## START Provided material
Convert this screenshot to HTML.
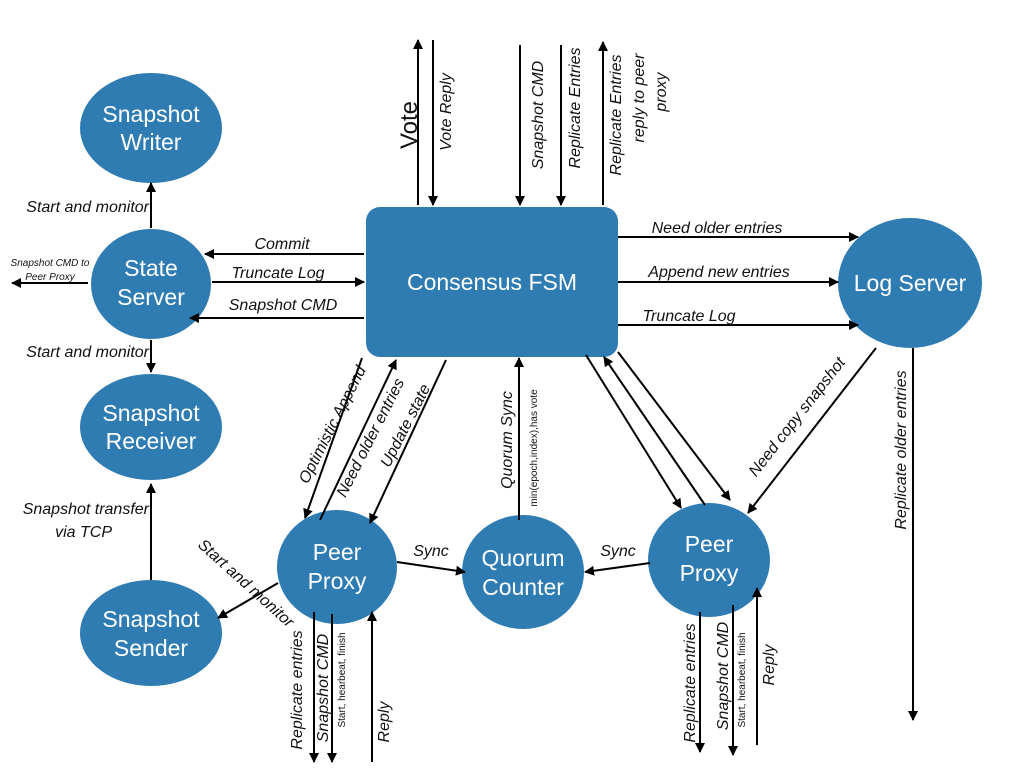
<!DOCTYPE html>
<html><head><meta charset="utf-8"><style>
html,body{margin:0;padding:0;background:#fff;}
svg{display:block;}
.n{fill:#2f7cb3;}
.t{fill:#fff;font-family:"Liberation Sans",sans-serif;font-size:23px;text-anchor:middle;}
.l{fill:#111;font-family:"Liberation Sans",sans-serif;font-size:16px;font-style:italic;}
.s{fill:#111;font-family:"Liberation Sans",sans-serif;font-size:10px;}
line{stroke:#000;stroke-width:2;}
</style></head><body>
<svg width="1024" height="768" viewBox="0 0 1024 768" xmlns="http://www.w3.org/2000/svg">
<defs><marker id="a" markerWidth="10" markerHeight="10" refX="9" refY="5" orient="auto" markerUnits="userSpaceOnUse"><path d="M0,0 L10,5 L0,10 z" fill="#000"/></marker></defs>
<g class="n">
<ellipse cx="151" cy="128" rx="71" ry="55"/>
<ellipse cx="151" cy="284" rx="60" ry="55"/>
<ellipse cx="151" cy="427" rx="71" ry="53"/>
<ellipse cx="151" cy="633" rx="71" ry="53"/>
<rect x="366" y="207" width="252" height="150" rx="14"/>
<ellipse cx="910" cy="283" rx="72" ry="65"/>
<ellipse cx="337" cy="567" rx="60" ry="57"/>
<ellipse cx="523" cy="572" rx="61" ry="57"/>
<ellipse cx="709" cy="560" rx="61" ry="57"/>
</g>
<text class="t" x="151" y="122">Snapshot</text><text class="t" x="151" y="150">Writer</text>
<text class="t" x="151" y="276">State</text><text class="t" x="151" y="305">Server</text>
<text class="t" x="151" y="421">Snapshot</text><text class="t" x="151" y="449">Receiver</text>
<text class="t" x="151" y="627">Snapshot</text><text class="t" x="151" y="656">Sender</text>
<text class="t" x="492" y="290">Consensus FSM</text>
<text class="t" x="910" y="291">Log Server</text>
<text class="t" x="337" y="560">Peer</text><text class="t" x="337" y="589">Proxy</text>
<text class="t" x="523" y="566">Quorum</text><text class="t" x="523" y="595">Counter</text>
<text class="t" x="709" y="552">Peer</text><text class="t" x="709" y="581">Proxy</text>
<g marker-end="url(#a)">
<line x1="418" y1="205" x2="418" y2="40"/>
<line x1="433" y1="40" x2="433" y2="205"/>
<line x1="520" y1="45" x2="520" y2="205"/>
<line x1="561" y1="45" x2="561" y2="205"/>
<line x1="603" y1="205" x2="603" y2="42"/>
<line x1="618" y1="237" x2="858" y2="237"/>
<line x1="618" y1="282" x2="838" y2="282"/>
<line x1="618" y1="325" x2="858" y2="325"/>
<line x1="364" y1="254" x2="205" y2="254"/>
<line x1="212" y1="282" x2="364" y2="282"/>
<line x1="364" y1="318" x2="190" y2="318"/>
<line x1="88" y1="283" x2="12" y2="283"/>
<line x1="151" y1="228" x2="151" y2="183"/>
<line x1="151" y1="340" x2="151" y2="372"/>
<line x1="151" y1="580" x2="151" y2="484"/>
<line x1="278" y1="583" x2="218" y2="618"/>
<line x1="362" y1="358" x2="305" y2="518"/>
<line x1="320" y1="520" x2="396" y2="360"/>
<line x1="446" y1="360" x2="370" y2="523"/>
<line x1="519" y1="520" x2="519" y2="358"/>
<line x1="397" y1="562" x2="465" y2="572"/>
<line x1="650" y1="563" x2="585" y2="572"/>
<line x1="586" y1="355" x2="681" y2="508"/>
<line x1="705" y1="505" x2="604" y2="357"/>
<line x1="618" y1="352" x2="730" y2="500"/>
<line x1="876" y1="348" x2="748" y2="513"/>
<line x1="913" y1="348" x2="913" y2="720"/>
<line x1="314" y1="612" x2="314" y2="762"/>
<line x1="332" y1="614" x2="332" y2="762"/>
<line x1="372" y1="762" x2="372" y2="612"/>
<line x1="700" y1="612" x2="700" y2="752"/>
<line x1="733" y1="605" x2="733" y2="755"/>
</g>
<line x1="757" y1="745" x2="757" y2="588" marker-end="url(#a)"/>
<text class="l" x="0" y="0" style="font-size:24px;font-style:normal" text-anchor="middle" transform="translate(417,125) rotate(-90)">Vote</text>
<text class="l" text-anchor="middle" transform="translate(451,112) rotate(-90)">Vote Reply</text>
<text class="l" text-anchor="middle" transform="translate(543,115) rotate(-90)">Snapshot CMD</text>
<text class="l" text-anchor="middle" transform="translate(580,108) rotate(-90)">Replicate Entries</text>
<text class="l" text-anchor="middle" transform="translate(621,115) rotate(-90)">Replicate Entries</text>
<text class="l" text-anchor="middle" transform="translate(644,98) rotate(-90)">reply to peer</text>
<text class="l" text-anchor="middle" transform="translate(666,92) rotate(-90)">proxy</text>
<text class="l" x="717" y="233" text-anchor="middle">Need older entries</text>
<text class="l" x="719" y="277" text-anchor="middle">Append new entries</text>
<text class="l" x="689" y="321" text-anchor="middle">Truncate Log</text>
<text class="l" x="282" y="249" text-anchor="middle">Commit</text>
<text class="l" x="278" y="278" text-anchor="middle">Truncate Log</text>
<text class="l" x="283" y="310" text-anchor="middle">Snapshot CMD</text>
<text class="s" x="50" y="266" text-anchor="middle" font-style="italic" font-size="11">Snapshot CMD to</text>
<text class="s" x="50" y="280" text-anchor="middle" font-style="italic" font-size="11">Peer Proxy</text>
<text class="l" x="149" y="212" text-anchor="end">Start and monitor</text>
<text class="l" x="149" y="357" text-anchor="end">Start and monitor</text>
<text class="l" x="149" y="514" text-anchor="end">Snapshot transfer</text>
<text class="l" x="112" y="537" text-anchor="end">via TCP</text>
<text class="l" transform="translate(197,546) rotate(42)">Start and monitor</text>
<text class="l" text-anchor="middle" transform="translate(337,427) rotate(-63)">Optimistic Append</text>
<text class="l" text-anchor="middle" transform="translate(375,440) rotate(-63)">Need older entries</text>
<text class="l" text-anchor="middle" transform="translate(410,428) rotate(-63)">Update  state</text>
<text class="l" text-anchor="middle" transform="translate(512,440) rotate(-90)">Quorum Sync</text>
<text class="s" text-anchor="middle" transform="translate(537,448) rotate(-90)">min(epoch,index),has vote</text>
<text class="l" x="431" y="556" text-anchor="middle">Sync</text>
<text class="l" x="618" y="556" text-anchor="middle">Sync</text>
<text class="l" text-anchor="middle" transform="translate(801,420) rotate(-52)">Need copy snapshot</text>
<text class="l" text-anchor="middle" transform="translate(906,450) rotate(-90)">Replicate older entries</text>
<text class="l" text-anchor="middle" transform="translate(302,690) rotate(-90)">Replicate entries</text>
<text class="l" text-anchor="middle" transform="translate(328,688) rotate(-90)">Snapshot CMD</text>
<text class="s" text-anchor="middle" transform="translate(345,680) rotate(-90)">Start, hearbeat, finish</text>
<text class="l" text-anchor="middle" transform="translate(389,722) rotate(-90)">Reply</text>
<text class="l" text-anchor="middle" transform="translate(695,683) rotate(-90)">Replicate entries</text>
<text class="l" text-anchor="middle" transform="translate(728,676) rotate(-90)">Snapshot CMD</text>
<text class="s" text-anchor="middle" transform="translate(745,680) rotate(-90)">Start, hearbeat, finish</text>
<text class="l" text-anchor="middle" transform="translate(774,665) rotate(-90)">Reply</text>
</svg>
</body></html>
## END Provided material
Using the material above, set down every line exactly, but skip the pictures.

Convert this screenshot to HTML.
<!DOCTYPE html>
<html><head><meta charset="utf-8"><style>
html,body{margin:0;padding:0;background:#fff;}
svg{display:block;}
.n{fill:#2f7cb3;}
.t{fill:#fff;font-family:"Liberation Sans",sans-serif;font-size:23px;text-anchor:middle;}
.l{fill:#111;font-family:"Liberation Sans",sans-serif;font-size:16px;font-style:italic;}
.s{fill:#111;font-family:"Liberation Sans",sans-serif;font-size:10px;}
line{stroke:#000;stroke-width:2;}
</style></head><body>
<svg width="1024" height="768" viewBox="0 0 1024 768" xmlns="http://www.w3.org/2000/svg">
<defs><marker id="a" markerWidth="10" markerHeight="10" refX="9" refY="5" orient="auto" markerUnits="userSpaceOnUse"><path d="M0,0 L10,5 L0,10 z" fill="#000"/></marker></defs>
<g class="n">
<ellipse cx="151" cy="128" rx="71" ry="55"/>
<ellipse cx="151" cy="284" rx="60" ry="55"/>
<ellipse cx="151" cy="427" rx="71" ry="53"/>
<ellipse cx="151" cy="633" rx="71" ry="53"/>
<rect x="366" y="207" width="252" height="150" rx="14"/>
<ellipse cx="910" cy="283" rx="72" ry="65"/>
<ellipse cx="337" cy="567" rx="60" ry="57"/>
<ellipse cx="523" cy="572" rx="61" ry="57"/>
<ellipse cx="709" cy="560" rx="61" ry="57"/>
</g>
<text class="t" x="151" y="122">Snapshot</text><text class="t" x="151" y="150">Writer</text>
<text class="t" x="151" y="276">State</text><text class="t" x="151" y="305">Server</text>
<text class="t" x="151" y="421">Snapshot</text><text class="t" x="151" y="449">Receiver</text>
<text class="t" x="151" y="627">Snapshot</text><text class="t" x="151" y="656">Sender</text>
<text class="t" x="492" y="290">Consensus FSM</text>
<text class="t" x="910" y="291">Log Server</text>
<text class="t" x="337" y="560">Peer</text><text class="t" x="337" y="589">Proxy</text>
<text class="t" x="523" y="566">Quorum</text><text class="t" x="523" y="595">Counter</text>
<text class="t" x="709" y="552">Peer</text><text class="t" x="709" y="581">Proxy</text>
<g marker-end="url(#a)">
<line x1="418" y1="205" x2="418" y2="40"/>
<line x1="433" y1="40" x2="433" y2="205"/>
<line x1="520" y1="45" x2="520" y2="205"/>
<line x1="561" y1="45" x2="561" y2="205"/>
<line x1="603" y1="205" x2="603" y2="42"/>
<line x1="618" y1="237" x2="858" y2="237"/>
<line x1="618" y1="282" x2="838" y2="282"/>
<line x1="618" y1="325" x2="858" y2="325"/>
<line x1="364" y1="254" x2="205" y2="254"/>
<line x1="212" y1="282" x2="364" y2="282"/>
<line x1="364" y1="318" x2="190" y2="318"/>
<line x1="88" y1="283" x2="12" y2="283"/>
<line x1="151" y1="228" x2="151" y2="183"/>
<line x1="151" y1="340" x2="151" y2="372"/>
<line x1="151" y1="580" x2="151" y2="484"/>
<line x1="278" y1="583" x2="218" y2="618"/>
<line x1="362" y1="358" x2="305" y2="518"/>
<line x1="320" y1="520" x2="396" y2="360"/>
<line x1="446" y1="360" x2="370" y2="523"/>
<line x1="519" y1="520" x2="519" y2="358"/>
<line x1="397" y1="562" x2="465" y2="572"/>
<line x1="650" y1="563" x2="585" y2="572"/>
<line x1="586" y1="355" x2="681" y2="508"/>
<line x1="705" y1="505" x2="604" y2="357"/>
<line x1="618" y1="352" x2="730" y2="500"/>
<line x1="876" y1="348" x2="748" y2="513"/>
<line x1="913" y1="348" x2="913" y2="720"/>
<line x1="314" y1="612" x2="314" y2="762"/>
<line x1="332" y1="614" x2="332" y2="762"/>
<line x1="372" y1="762" x2="372" y2="612"/>
<line x1="700" y1="612" x2="700" y2="752"/>
<line x1="733" y1="605" x2="733" y2="755"/>
</g>
<line x1="757" y1="745" x2="757" y2="588" marker-end="url(#a)"/>
<text class="l" x="0" y="0" style="font-size:24px;font-style:normal" text-anchor="middle" transform="translate(417,125) rotate(-90)">Vote</text>
<text class="l" text-anchor="middle" transform="translate(451,112) rotate(-90)">Vote Reply</text>
<text class="l" text-anchor="middle" transform="translate(543,115) rotate(-90)">Snapshot CMD</text>
<text class="l" text-anchor="middle" transform="translate(580,108) rotate(-90)">Replicate Entries</text>
<text class="l" text-anchor="middle" transform="translate(621,115) rotate(-90)">Replicate Entries</text>
<text class="l" text-anchor="middle" transform="translate(644,98) rotate(-90)">reply to peer</text>
<text class="l" text-anchor="middle" transform="translate(666,92) rotate(-90)">proxy</text>
<text class="l" x="717" y="233" text-anchor="middle">Need older entries</text>
<text class="l" x="719" y="277" text-anchor="middle">Append new entries</text>
<text class="l" x="689" y="321" text-anchor="middle">Truncate Log</text>
<text class="l" x="282" y="249" text-anchor="middle">Commit</text>
<text class="l" x="278" y="278" text-anchor="middle">Truncate Log</text>
<text class="l" x="283" y="310" text-anchor="middle">Snapshot CMD</text>
<text class="s" x="50" y="266" text-anchor="middle" font-style="italic" font-size="11">Snapshot CMD to</text>
<text class="s" x="50" y="280" text-anchor="middle" font-style="italic" font-size="11">Peer Proxy</text>
<text class="l" x="149" y="212" text-anchor="end">Start and monitor</text>
<text class="l" x="149" y="357" text-anchor="end">Start and monitor</text>
<text class="l" x="149" y="514" text-anchor="end">Snapshot transfer</text>
<text class="l" x="112" y="537" text-anchor="end">via TCP</text>
<text class="l" transform="translate(197,546) rotate(42)">Start and monitor</text>
<text class="l" text-anchor="middle" transform="translate(337,427) rotate(-63)">Optimistic Append</text>
<text class="l" text-anchor="middle" transform="translate(375,440) rotate(-63)">Need older entries</text>
<text class="l" text-anchor="middle" transform="translate(410,428) rotate(-63)">Update  state</text>
<text class="l" text-anchor="middle" transform="translate(512,440) rotate(-90)">Quorum Sync</text>
<text class="s" text-anchor="middle" transform="translate(537,448) rotate(-90)">min(epoch,index),has vote</text>
<text class="l" x="431" y="556" text-anchor="middle">Sync</text>
<text class="l" x="618" y="556" text-anchor="middle">Sync</text>
<text class="l" text-anchor="middle" transform="translate(801,420) rotate(-52)">Need copy snapshot</text>
<text class="l" text-anchor="middle" transform="translate(906,450) rotate(-90)">Replicate older entries</text>
<text class="l" text-anchor="middle" transform="translate(302,690) rotate(-90)">Replicate entries</text>
<text class="l" text-anchor="middle" transform="translate(328,688) rotate(-90)">Snapshot CMD</text>
<text class="s" text-anchor="middle" transform="translate(345,680) rotate(-90)">Start, hearbeat, finish</text>
<text class="l" text-anchor="middle" transform="translate(389,722) rotate(-90)">Reply</text>
<text class="l" text-anchor="middle" transform="translate(695,683) rotate(-90)">Replicate entries</text>
<text class="l" text-anchor="middle" transform="translate(728,676) rotate(-90)">Snapshot CMD</text>
<text class="s" text-anchor="middle" transform="translate(745,680) rotate(-90)">Start, hearbeat, finish</text>
<text class="l" text-anchor="middle" transform="translate(774,665) rotate(-90)">Reply</text>
</svg>
</body></html>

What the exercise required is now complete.